Bu Sri Mulyani Help! Rakyat Tercekik, PPN Jangan Naik Dulu

Jakarta, CNBC Indonesia - Menteri Keuangan Sri Mulyani Indrawati diharapkan mempertimbangkan ulang rencana untuk memberlakukan tarif pajak pertambahan nilai (PPN) sebesar 11% pada 1 April 2022 atau lebih tinggi dari yang saat ini diberlakukan, yaitu 10%.
"Menurut saya lebih baik ditunda," ungkap Ekonom CORE Pitter Abdullah kepada CNBC Indonesia, Jumat (13/3/2022)
Sejak awal 2022, lonjakan harga barang terjadi di Indonesia, khususnya kelompok pangan. Mulai dari jagung, cabai, telur ayam, daging sapi, ayam, kedelai hingga minyak goreng yang merupakan bagian konsumsi pokok masyarakat. Tidak hanya itu, juga ada kenaikan cukai rokok, harga bahan bakar minyak (BBM) dan elpiji sebagai imbas lonjakan harga minyak dunia.
"Menaikkan PPN di tengah pemulihan ekonomi sekarang ini tidak tepat. Apalagi saat ini inflasi dalam trend meningkat. Kenaikan PPN akan menambah tekanan inflasi," terangnya.

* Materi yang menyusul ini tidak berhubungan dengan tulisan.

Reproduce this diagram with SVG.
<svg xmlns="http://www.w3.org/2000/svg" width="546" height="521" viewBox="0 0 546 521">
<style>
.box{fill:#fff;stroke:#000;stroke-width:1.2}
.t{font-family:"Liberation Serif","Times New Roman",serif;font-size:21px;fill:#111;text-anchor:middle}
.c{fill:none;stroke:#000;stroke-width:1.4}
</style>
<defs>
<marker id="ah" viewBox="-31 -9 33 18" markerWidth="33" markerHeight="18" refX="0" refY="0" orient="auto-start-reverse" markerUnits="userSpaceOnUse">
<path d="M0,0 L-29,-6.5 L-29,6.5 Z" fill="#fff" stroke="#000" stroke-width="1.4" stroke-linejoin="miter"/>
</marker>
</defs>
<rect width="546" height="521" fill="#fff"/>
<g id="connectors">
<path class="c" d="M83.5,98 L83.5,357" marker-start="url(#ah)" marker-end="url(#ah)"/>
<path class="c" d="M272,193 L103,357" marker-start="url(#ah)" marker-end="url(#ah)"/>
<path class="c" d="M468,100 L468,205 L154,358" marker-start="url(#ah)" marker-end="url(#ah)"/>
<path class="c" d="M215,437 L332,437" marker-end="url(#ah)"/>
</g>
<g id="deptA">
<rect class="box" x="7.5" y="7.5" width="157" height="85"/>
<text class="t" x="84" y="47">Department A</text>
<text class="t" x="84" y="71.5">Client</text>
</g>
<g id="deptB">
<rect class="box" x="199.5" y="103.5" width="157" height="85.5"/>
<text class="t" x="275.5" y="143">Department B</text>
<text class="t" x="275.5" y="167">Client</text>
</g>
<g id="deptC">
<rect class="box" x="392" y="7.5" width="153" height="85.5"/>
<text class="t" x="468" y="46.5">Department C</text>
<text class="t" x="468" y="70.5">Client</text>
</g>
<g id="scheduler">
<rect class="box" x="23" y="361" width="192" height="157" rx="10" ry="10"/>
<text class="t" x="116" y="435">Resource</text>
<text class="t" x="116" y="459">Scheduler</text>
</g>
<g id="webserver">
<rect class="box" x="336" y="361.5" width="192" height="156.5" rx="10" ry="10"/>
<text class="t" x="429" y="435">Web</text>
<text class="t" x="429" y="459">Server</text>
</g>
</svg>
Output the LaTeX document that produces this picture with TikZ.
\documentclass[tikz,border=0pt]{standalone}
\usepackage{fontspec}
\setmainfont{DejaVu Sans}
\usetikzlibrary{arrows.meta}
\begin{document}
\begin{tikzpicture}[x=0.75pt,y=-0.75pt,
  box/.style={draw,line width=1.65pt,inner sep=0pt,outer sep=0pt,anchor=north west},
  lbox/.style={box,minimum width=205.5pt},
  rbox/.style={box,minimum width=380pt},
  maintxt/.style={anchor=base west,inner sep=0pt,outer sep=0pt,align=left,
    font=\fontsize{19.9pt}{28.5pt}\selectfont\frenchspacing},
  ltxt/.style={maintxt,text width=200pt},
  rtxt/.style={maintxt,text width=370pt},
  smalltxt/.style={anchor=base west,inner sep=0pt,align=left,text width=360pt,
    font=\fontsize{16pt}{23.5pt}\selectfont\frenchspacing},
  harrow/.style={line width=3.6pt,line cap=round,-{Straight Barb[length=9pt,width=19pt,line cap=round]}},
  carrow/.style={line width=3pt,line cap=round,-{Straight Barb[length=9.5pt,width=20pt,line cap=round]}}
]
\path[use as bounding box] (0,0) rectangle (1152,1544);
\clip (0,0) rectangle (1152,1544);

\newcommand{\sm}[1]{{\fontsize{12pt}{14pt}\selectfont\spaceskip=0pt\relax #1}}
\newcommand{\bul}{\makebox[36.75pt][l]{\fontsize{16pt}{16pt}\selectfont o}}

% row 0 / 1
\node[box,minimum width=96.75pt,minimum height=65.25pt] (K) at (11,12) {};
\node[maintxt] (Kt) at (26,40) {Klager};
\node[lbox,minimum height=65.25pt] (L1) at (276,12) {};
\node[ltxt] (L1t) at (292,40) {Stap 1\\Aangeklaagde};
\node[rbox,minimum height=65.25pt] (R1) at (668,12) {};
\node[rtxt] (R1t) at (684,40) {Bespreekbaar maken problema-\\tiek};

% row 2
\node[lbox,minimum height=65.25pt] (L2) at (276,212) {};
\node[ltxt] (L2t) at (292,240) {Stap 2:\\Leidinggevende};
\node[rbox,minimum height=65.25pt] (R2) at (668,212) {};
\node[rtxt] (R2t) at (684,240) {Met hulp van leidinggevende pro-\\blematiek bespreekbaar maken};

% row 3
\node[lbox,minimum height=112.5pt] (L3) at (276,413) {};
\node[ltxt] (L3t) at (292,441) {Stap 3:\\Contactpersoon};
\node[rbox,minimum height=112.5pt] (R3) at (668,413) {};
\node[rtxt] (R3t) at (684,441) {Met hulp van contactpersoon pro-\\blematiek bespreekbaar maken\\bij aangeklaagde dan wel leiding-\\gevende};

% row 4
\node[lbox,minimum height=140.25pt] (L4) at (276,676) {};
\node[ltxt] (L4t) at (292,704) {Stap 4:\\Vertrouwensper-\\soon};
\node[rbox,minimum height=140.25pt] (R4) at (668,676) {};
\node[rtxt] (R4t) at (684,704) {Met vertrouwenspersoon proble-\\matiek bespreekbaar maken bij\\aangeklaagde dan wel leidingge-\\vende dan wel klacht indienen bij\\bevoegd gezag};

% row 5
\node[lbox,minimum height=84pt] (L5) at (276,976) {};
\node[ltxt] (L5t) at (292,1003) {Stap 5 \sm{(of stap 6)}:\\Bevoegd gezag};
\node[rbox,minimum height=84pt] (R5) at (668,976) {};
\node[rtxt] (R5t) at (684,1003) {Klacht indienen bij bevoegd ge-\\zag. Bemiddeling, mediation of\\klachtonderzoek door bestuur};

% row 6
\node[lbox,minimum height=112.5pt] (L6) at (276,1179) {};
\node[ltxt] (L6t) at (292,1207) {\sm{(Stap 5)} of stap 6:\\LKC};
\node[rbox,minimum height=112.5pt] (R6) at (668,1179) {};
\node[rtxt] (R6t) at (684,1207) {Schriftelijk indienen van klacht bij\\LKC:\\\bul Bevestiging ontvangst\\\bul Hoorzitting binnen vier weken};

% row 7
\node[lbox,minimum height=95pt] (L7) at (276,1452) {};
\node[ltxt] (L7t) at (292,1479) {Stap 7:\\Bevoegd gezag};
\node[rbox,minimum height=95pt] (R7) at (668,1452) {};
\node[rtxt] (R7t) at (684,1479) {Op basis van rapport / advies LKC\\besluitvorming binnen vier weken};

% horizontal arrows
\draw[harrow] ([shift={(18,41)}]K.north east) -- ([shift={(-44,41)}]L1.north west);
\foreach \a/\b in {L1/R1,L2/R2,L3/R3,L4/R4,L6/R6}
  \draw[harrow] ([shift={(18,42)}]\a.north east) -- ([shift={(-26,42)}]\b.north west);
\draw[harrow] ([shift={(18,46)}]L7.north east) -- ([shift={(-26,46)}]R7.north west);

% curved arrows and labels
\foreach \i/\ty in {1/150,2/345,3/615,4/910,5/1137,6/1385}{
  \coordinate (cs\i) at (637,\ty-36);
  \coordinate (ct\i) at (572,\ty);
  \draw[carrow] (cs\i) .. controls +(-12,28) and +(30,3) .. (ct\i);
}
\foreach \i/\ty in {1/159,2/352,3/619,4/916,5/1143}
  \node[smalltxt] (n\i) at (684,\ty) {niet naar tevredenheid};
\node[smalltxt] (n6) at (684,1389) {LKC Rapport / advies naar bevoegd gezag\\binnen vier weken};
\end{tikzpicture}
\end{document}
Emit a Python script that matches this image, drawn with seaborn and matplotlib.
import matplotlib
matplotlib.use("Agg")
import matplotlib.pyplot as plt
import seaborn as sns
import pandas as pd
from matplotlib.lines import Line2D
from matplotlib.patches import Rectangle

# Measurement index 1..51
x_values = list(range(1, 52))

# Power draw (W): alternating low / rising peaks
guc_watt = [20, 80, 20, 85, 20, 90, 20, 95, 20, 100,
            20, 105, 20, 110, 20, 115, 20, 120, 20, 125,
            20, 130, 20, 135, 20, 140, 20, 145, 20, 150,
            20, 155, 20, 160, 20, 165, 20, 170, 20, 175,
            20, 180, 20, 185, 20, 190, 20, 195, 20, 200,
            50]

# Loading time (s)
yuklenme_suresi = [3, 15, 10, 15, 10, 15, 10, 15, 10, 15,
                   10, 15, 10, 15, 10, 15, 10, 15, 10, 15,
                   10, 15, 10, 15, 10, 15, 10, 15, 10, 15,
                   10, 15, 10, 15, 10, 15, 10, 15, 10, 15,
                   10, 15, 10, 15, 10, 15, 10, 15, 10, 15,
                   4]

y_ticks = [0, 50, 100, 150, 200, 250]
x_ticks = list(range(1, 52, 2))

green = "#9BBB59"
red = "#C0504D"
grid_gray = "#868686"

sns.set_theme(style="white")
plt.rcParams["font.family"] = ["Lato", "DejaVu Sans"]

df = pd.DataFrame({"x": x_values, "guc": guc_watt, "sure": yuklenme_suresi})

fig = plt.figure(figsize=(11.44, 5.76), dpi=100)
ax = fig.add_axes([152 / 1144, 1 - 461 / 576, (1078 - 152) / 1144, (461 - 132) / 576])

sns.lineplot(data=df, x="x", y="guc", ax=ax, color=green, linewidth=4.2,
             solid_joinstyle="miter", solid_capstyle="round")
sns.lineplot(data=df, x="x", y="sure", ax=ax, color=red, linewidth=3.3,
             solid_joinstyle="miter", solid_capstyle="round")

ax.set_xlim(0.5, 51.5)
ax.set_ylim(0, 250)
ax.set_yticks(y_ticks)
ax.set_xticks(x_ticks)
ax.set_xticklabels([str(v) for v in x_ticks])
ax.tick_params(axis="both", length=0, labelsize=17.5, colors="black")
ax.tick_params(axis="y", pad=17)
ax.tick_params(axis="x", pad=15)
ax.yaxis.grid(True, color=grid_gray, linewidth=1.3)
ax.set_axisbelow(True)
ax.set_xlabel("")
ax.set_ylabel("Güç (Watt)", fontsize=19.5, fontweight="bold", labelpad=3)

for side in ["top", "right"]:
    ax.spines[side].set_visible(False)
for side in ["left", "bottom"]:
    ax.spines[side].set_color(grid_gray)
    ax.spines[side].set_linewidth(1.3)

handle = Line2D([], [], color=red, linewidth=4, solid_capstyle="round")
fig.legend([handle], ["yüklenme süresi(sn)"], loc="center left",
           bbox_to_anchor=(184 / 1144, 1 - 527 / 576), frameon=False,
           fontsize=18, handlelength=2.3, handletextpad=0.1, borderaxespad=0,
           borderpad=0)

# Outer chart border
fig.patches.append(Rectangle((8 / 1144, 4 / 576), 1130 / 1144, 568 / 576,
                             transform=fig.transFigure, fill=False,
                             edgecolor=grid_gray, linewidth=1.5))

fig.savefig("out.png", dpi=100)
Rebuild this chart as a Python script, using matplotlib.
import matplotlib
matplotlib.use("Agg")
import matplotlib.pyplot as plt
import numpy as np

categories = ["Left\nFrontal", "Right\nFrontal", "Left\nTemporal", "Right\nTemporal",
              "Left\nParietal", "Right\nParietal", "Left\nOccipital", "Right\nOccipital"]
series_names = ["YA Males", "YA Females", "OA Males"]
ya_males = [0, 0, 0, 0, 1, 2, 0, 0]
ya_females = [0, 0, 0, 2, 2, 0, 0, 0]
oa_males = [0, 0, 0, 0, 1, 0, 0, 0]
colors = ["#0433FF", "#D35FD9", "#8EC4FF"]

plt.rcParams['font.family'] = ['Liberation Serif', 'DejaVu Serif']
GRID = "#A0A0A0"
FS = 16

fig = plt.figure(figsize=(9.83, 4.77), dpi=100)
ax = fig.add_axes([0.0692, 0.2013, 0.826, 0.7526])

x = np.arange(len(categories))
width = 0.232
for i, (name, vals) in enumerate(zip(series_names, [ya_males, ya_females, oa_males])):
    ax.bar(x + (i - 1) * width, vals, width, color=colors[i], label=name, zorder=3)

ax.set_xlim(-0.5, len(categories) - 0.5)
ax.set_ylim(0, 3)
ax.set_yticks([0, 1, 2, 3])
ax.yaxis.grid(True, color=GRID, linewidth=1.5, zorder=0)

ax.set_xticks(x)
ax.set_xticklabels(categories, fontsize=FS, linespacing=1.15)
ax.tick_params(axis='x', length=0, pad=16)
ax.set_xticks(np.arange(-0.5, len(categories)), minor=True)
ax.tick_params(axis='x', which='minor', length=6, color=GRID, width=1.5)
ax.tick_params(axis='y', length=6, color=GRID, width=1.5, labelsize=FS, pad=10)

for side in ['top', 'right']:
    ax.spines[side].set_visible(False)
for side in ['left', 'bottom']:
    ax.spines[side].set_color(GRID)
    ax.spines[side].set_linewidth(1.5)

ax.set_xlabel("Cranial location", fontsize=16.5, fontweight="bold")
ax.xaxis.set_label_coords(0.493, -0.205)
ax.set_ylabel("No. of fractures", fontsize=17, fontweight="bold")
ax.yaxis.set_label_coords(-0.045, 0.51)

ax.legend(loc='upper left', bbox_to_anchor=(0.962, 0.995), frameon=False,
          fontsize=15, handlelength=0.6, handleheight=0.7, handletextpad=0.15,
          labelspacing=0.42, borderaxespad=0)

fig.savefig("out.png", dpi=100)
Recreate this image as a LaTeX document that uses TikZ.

Berdasarkan Survei Pemantauan Harga yang dilakukan Bank Indonesia pada minggu II Maret 2022, perkembangan harga pada Minggu II Maret 2022 tetap terkendali dan diperkirakan inflasi 0,48% (mtm). Dengan perkembangan tersebut, perkiraan inflasi Maret 2022 secara tahun kalender sebesar 1,04% (ytd), dan secara tahunan sebesar 2,48% (yoy).
Ekonom Bank UOB Indonesia Enrico Tanuwidjaja memperkirakan inflasi keseluruhan tahun 2022 akan mencapai 4%. Hal ini termasuk mempertimbangkan kenaikan tarif PPN dan cukai rokok yang memberikan andil 0,3-0,7% dan dampak dari perang yang terjadi antara Rusia dan Ukraina.
Kantong Rakyat Makin Terkuras
Setiap kenaikan tarif pajak tentu akan memberikan dampak pada daya beli masyarakat. Bagaimana tidak, ini dikenakan terhadap hampir seluruh barang dan jasa yang dikonsumsi masyarakat kaya hingga miskin sekalipun.
Belajar dari pengalaman di Jepang, kenaikan tarif PPN akan langsung menurunkan konsumsi. Pada 1997, pemerintah Negeri Matahari Terbit menaikkan tarif PPN dari 3% jadi 5%. Hasilnya, konsumsi rumah tangga terkontraksi 0,76% pada 1998.
Pada 2014, tarif PPN kembali dinaikkan dari 5% menjadi 8% dan pada Oktober 2015 naik lagi jadi 10%. Pada 2016, konsumsi rumah tangga tumbuh -0,93%.
Mengutip laporan Japan Research Institute (JRI), kenaikan tarif PPN akan menaikkan harga barang dan jasa sebesar 0,9%. Ini akan membuat pengeluaran konsumen berkurang 0,6% dan berdampak 0,4% terhadap PDB.
Hal ini bukan tidak mungkin akan terjadi di Indonesia. Apalagi kini masih dalam proses pemulihan ekonomi akibat pandemi covid-19. "Daya beli masyarakat turun, yang ujungnya pemulihan ekonomi tertahan," kata Piter.